= What the exercise asks =
Say how many lines include the word "this". Reply with nothing but the number.

-- START OF Task data --

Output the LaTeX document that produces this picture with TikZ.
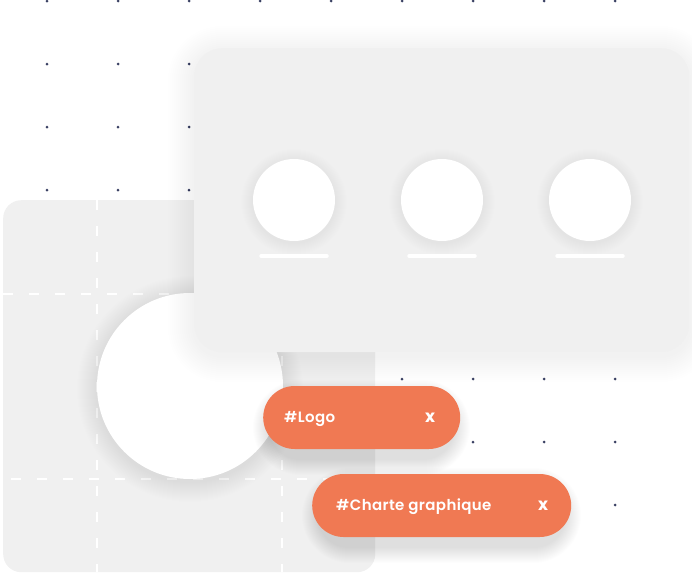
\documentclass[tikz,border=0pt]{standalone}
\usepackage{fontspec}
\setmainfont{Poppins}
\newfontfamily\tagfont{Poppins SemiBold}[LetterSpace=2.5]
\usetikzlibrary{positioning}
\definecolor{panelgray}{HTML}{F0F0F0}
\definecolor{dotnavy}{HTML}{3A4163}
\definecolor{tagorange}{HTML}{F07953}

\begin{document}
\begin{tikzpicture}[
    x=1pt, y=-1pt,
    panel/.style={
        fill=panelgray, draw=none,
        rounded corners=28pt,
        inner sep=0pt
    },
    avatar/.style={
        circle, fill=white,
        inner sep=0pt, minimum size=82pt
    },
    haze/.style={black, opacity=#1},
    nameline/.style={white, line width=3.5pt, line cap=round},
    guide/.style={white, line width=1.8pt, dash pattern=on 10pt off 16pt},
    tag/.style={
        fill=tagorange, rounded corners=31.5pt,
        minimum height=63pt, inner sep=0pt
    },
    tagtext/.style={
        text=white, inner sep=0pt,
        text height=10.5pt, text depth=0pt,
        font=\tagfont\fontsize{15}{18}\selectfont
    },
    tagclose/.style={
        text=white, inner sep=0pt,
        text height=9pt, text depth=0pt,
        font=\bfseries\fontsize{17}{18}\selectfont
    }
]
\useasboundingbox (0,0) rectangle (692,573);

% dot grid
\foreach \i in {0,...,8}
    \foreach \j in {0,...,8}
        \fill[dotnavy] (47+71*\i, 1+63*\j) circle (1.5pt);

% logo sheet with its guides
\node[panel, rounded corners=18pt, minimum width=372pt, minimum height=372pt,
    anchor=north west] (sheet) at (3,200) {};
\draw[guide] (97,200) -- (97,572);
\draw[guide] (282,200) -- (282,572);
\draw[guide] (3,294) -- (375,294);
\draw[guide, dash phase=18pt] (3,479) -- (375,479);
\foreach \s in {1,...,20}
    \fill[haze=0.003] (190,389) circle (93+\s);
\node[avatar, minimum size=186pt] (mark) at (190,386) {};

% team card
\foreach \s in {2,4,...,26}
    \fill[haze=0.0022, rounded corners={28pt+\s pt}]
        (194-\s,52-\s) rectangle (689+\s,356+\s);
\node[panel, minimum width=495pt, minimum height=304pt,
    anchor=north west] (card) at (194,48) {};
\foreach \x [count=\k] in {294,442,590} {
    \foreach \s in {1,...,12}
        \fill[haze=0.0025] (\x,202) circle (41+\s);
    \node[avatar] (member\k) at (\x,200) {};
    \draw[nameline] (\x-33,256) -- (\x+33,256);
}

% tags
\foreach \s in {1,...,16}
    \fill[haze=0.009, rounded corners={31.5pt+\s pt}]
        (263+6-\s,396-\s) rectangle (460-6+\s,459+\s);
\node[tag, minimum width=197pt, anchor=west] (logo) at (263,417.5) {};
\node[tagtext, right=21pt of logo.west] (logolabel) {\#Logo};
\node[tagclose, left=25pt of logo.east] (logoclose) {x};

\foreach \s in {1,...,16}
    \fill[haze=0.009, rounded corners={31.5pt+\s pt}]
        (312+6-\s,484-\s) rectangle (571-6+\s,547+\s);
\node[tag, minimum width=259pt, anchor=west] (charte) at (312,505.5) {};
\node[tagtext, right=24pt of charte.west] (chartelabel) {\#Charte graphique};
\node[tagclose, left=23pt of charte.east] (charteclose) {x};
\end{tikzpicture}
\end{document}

-- END OF Task data --
-- START OF Task data --

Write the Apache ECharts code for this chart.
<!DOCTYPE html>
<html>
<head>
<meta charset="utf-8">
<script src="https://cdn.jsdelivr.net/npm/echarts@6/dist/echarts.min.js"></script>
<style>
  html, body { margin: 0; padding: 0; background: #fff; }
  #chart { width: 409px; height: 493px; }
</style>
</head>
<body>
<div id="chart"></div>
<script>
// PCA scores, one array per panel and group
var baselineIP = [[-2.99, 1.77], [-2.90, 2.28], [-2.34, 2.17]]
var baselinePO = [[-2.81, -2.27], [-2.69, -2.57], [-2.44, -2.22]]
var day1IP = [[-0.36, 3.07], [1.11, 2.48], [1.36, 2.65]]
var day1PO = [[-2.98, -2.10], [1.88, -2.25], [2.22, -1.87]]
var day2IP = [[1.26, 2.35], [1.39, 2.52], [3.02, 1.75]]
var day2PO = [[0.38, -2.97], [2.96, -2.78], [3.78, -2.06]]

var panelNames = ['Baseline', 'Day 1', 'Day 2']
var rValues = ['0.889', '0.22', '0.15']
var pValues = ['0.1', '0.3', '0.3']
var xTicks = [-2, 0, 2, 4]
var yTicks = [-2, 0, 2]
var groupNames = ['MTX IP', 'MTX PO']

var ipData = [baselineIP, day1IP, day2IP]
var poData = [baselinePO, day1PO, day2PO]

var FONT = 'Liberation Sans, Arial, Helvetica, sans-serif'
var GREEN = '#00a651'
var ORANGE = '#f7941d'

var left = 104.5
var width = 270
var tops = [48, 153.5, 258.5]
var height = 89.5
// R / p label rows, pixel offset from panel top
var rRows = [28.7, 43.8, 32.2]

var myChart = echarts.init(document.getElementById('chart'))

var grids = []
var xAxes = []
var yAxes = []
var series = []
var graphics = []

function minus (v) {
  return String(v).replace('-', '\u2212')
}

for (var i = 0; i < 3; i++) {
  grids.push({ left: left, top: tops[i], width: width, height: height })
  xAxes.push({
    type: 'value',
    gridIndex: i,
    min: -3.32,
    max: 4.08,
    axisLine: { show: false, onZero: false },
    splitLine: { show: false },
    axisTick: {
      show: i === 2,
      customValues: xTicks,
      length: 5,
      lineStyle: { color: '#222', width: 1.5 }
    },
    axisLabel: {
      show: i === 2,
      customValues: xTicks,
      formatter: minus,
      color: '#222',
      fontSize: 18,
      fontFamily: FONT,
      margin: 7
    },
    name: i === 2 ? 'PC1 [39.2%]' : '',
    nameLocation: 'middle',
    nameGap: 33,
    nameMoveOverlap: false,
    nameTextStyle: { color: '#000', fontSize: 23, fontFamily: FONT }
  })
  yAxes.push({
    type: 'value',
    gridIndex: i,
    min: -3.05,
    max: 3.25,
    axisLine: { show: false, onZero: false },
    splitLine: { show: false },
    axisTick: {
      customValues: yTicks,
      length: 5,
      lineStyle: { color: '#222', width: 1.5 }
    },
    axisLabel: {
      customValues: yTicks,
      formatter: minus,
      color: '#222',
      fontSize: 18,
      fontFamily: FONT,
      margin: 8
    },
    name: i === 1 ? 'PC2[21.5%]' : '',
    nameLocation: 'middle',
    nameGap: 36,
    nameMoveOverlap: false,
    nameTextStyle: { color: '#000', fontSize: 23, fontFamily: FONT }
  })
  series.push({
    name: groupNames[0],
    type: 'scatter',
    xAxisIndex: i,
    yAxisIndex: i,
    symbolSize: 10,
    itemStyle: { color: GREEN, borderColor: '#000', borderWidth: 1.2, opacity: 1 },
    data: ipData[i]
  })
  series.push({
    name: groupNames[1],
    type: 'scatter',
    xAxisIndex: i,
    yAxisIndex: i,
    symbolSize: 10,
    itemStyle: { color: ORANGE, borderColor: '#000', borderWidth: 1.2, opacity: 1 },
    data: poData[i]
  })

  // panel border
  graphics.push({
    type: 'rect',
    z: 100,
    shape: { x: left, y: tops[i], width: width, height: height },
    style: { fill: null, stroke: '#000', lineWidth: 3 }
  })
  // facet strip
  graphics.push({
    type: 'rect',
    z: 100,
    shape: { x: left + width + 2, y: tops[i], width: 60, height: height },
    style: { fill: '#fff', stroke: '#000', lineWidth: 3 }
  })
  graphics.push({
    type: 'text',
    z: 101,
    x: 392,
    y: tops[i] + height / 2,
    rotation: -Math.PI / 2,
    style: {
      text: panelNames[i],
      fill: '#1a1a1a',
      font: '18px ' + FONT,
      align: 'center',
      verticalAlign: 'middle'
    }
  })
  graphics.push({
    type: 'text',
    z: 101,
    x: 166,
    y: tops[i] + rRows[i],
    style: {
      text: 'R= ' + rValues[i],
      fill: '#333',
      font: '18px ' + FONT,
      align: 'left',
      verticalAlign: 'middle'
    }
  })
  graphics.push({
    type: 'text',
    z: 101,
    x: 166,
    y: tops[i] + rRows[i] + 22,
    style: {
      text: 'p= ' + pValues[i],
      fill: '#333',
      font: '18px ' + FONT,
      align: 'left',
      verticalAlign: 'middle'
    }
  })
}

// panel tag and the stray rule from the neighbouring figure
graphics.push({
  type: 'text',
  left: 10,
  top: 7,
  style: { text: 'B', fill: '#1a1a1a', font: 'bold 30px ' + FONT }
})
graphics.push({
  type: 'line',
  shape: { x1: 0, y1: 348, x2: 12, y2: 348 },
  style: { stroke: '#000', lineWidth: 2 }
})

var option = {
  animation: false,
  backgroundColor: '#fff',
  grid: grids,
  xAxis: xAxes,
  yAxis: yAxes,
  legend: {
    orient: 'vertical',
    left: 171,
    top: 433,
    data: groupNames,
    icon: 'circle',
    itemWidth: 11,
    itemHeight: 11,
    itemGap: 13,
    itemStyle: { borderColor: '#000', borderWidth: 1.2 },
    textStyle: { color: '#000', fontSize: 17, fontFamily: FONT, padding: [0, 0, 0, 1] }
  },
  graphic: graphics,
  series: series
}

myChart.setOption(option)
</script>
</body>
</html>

-- END OF Task data --

= Answer to the exercise =
2